Work to do ::
Skip the pictures and repeat each line of the data exactly.

◆ ◆ ◆ ◆

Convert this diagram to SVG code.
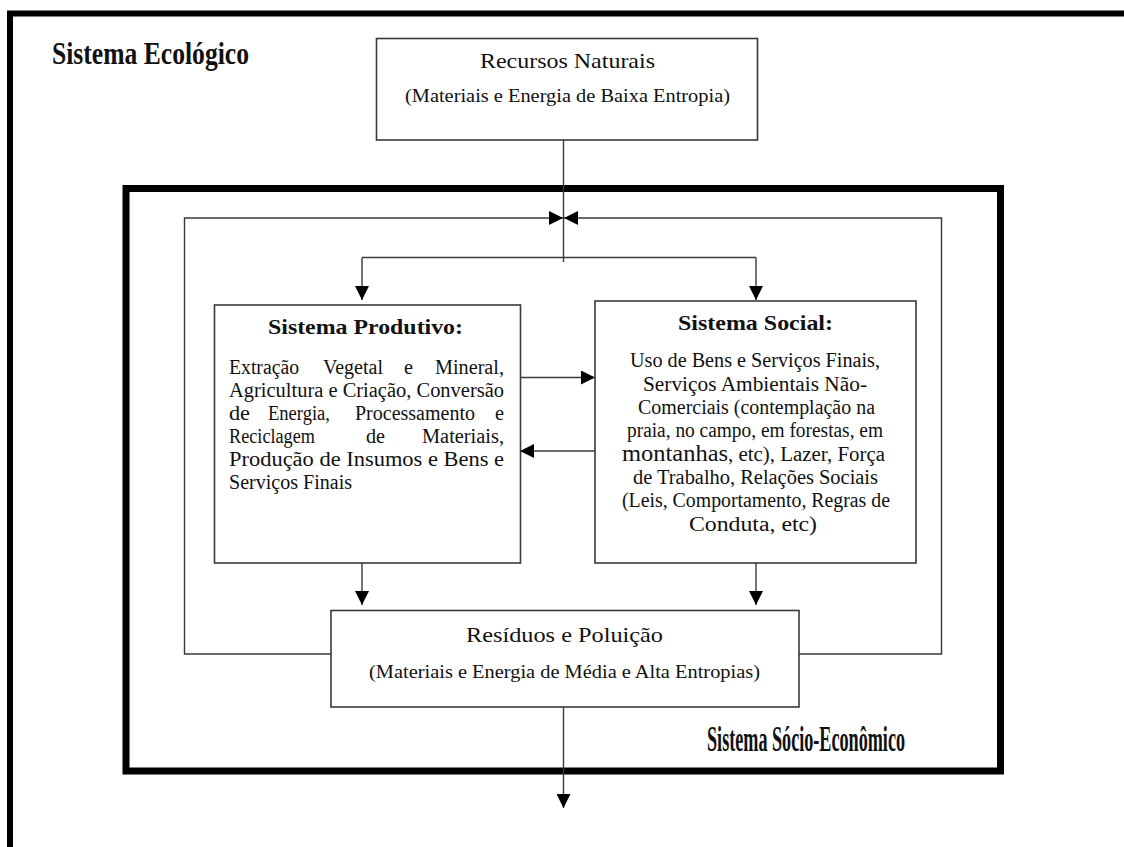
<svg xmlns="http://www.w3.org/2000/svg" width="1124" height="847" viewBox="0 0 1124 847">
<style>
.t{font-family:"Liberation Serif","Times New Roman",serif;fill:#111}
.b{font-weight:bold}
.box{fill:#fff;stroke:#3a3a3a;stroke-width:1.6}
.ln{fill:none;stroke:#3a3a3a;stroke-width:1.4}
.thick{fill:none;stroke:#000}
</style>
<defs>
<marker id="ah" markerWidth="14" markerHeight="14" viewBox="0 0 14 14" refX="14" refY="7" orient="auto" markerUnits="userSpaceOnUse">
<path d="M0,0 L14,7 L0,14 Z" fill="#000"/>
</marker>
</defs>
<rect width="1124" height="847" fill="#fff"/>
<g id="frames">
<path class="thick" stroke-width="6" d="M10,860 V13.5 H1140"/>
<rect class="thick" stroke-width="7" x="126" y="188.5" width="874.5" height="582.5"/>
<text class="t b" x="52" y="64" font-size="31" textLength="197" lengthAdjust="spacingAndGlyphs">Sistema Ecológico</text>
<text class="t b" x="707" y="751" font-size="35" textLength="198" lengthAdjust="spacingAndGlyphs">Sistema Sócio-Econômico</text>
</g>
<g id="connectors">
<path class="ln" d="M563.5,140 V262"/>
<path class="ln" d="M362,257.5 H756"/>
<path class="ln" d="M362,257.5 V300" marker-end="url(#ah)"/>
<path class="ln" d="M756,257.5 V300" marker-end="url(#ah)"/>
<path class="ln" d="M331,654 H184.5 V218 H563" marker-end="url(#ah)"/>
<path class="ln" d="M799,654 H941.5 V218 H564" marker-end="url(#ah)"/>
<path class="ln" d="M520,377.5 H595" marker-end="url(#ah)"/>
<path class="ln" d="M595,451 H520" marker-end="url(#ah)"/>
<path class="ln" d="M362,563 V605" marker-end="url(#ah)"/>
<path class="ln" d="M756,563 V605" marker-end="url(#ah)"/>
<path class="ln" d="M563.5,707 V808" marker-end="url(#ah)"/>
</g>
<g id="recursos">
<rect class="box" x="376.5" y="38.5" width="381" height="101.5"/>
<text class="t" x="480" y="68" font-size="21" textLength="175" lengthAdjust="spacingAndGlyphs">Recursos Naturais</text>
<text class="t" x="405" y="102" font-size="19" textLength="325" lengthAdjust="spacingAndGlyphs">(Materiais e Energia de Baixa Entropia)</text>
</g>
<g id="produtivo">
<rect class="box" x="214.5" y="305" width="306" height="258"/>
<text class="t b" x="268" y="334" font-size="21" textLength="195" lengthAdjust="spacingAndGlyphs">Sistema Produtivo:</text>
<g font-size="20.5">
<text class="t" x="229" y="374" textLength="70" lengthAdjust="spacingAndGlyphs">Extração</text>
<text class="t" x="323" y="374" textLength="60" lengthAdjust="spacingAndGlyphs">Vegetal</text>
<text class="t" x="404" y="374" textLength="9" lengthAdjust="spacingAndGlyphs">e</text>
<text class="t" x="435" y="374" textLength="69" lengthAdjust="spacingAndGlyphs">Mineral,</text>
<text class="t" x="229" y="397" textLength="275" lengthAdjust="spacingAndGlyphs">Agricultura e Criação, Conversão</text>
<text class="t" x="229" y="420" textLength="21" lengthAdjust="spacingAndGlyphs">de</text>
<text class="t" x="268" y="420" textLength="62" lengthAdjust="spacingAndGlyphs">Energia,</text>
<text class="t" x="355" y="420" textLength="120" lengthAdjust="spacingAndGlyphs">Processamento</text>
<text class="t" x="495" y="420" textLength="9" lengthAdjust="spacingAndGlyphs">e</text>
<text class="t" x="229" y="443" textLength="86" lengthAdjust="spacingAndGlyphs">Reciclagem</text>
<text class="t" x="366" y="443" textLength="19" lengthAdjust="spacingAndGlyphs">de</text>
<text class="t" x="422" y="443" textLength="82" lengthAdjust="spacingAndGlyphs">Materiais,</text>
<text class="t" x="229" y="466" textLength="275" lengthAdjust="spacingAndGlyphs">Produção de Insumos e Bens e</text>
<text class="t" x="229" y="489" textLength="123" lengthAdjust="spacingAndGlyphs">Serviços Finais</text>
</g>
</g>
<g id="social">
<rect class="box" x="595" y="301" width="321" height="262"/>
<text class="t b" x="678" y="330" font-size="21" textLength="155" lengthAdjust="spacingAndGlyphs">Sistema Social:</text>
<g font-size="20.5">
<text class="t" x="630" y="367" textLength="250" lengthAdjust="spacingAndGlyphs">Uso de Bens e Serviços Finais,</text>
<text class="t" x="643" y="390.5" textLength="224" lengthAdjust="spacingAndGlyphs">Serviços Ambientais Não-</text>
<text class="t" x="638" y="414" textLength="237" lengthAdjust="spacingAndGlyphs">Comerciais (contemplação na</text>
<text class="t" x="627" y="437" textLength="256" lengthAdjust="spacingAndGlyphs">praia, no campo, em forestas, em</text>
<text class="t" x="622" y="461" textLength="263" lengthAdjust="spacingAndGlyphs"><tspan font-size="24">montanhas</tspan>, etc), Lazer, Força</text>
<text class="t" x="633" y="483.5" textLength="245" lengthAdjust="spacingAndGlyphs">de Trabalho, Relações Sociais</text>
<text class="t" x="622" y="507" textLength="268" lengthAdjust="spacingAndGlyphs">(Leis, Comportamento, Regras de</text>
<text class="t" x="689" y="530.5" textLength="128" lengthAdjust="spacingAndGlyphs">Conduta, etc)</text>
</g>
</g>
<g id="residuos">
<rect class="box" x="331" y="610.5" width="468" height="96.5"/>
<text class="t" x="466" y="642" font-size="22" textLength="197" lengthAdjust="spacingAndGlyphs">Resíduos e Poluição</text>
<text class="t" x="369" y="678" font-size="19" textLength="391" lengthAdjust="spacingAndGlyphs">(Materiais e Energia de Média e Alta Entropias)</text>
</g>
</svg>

◆ ◆ ◆ ◆

Solution ::
Convert this diagram to SVG code.
<svg xmlns="http://www.w3.org/2000/svg" width="1124" height="847" viewBox="0 0 1124 847">
<style>
.t{font-family:"Liberation Serif","Times New Roman",serif;fill:#111}
.b{font-weight:bold}
.box{fill:#fff;stroke:#3a3a3a;stroke-width:1.6}
.ln{fill:none;stroke:#3a3a3a;stroke-width:1.4}
.thick{fill:none;stroke:#000}
</style>
<defs>
<marker id="ah" markerWidth="14" markerHeight="14" viewBox="0 0 14 14" refX="14" refY="7" orient="auto" markerUnits="userSpaceOnUse">
<path d="M0,0 L14,7 L0,14 Z" fill="#000"/>
</marker>
</defs>
<rect width="1124" height="847" fill="#fff"/>
<g id="frames">
<path class="thick" stroke-width="6" d="M10,860 V13.5 H1140"/>
<rect class="thick" stroke-width="7" x="126" y="188.5" width="874.5" height="582.5"/>
<text class="t b" x="52" y="64" font-size="31" textLength="197" lengthAdjust="spacingAndGlyphs">Sistema Ecológico</text>
<text class="t b" x="707" y="751" font-size="35" textLength="198" lengthAdjust="spacingAndGlyphs">Sistema Sócio-Econômico</text>
</g>
<g id="connectors">
<path class="ln" d="M563.5,140 V262"/>
<path class="ln" d="M362,257.5 H756"/>
<path class="ln" d="M362,257.5 V300" marker-end="url(#ah)"/>
<path class="ln" d="M756,257.5 V300" marker-end="url(#ah)"/>
<path class="ln" d="M331,654 H184.5 V218 H563" marker-end="url(#ah)"/>
<path class="ln" d="M799,654 H941.5 V218 H564" marker-end="url(#ah)"/>
<path class="ln" d="M520,377.5 H595" marker-end="url(#ah)"/>
<path class="ln" d="M595,451 H520" marker-end="url(#ah)"/>
<path class="ln" d="M362,563 V605" marker-end="url(#ah)"/>
<path class="ln" d="M756,563 V605" marker-end="url(#ah)"/>
<path class="ln" d="M563.5,707 V808" marker-end="url(#ah)"/>
</g>
<g id="recursos">
<rect class="box" x="376.5" y="38.5" width="381" height="101.5"/>
<text class="t" x="480" y="68" font-size="21" textLength="175" lengthAdjust="spacingAndGlyphs">Recursos Naturais</text>
<text class="t" x="405" y="102" font-size="19" textLength="325" lengthAdjust="spacingAndGlyphs">(Materiais e Energia de Baixa Entropia)</text>
</g>
<g id="produtivo">
<rect class="box" x="214.5" y="305" width="306" height="258"/>
<text class="t b" x="268" y="334" font-size="21" textLength="195" lengthAdjust="spacingAndGlyphs">Sistema Produtivo:</text>
<g font-size="20.5">
<text class="t" x="229" y="374" textLength="70" lengthAdjust="spacingAndGlyphs">Extração</text>
<text class="t" x="323" y="374" textLength="60" lengthAdjust="spacingAndGlyphs">Vegetal</text>
<text class="t" x="404" y="374" textLength="9" lengthAdjust="spacingAndGlyphs">e</text>
<text class="t" x="435" y="374" textLength="69" lengthAdjust="spacingAndGlyphs">Mineral,</text>
<text class="t" x="229" y="397" textLength="275" lengthAdjust="spacingAndGlyphs">Agricultura e Criação, Conversão</text>
<text class="t" x="229" y="420" textLength="21" lengthAdjust="spacingAndGlyphs">de</text>
<text class="t" x="268" y="420" textLength="62" lengthAdjust="spacingAndGlyphs">Energia,</text>
<text class="t" x="355" y="420" textLength="120" lengthAdjust="spacingAndGlyphs">Processamento</text>
<text class="t" x="495" y="420" textLength="9" lengthAdjust="spacingAndGlyphs">e</text>
<text class="t" x="229" y="443" textLength="86" lengthAdjust="spacingAndGlyphs">Reciclagem</text>
<text class="t" x="366" y="443" textLength="19" lengthAdjust="spacingAndGlyphs">de</text>
<text class="t" x="422" y="443" textLength="82" lengthAdjust="spacingAndGlyphs">Materiais,</text>
<text class="t" x="229" y="466" textLength="275" lengthAdjust="spacingAndGlyphs">Produção de Insumos e Bens e</text>
<text class="t" x="229" y="489" textLength="123" lengthAdjust="spacingAndGlyphs">Serviços Finais</text>
</g>
</g>
<g id="social">
<rect class="box" x="595" y="301" width="321" height="262"/>
<text class="t b" x="678" y="330" font-size="21" textLength="155" lengthAdjust="spacingAndGlyphs">Sistema Social:</text>
<g font-size="20.5">
<text class="t" x="630" y="367" textLength="250" lengthAdjust="spacingAndGlyphs">Uso de Bens e Serviços Finais,</text>
<text class="t" x="643" y="390.5" textLength="224" lengthAdjust="spacingAndGlyphs">Serviços Ambientais Não-</text>
<text class="t" x="638" y="414" textLength="237" lengthAdjust="spacingAndGlyphs">Comerciais (contemplação na</text>
<text class="t" x="627" y="437" textLength="256" lengthAdjust="spacingAndGlyphs">praia, no campo, em forestas, em</text>
<text class="t" x="622" y="461" textLength="263" lengthAdjust="spacingAndGlyphs"><tspan font-size="24">montanhas</tspan>, etc), Lazer, Força</text>
<text class="t" x="633" y="483.5" textLength="245" lengthAdjust="spacingAndGlyphs">de Trabalho, Relações Sociais</text>
<text class="t" x="622" y="507" textLength="268" lengthAdjust="spacingAndGlyphs">(Leis, Comportamento, Regras de</text>
<text class="t" x="689" y="530.5" textLength="128" lengthAdjust="spacingAndGlyphs">Conduta, etc)</text>
</g>
</g>
<g id="residuos">
<rect class="box" x="331" y="610.5" width="468" height="96.5"/>
<text class="t" x="466" y="642" font-size="22" textLength="197" lengthAdjust="spacingAndGlyphs">Resíduos e Poluição</text>
<text class="t" x="369" y="678" font-size="19" textLength="391" lengthAdjust="spacingAndGlyphs">(Materiais e Energia de Média e Alta Entropias)</text>
</g>
</svg>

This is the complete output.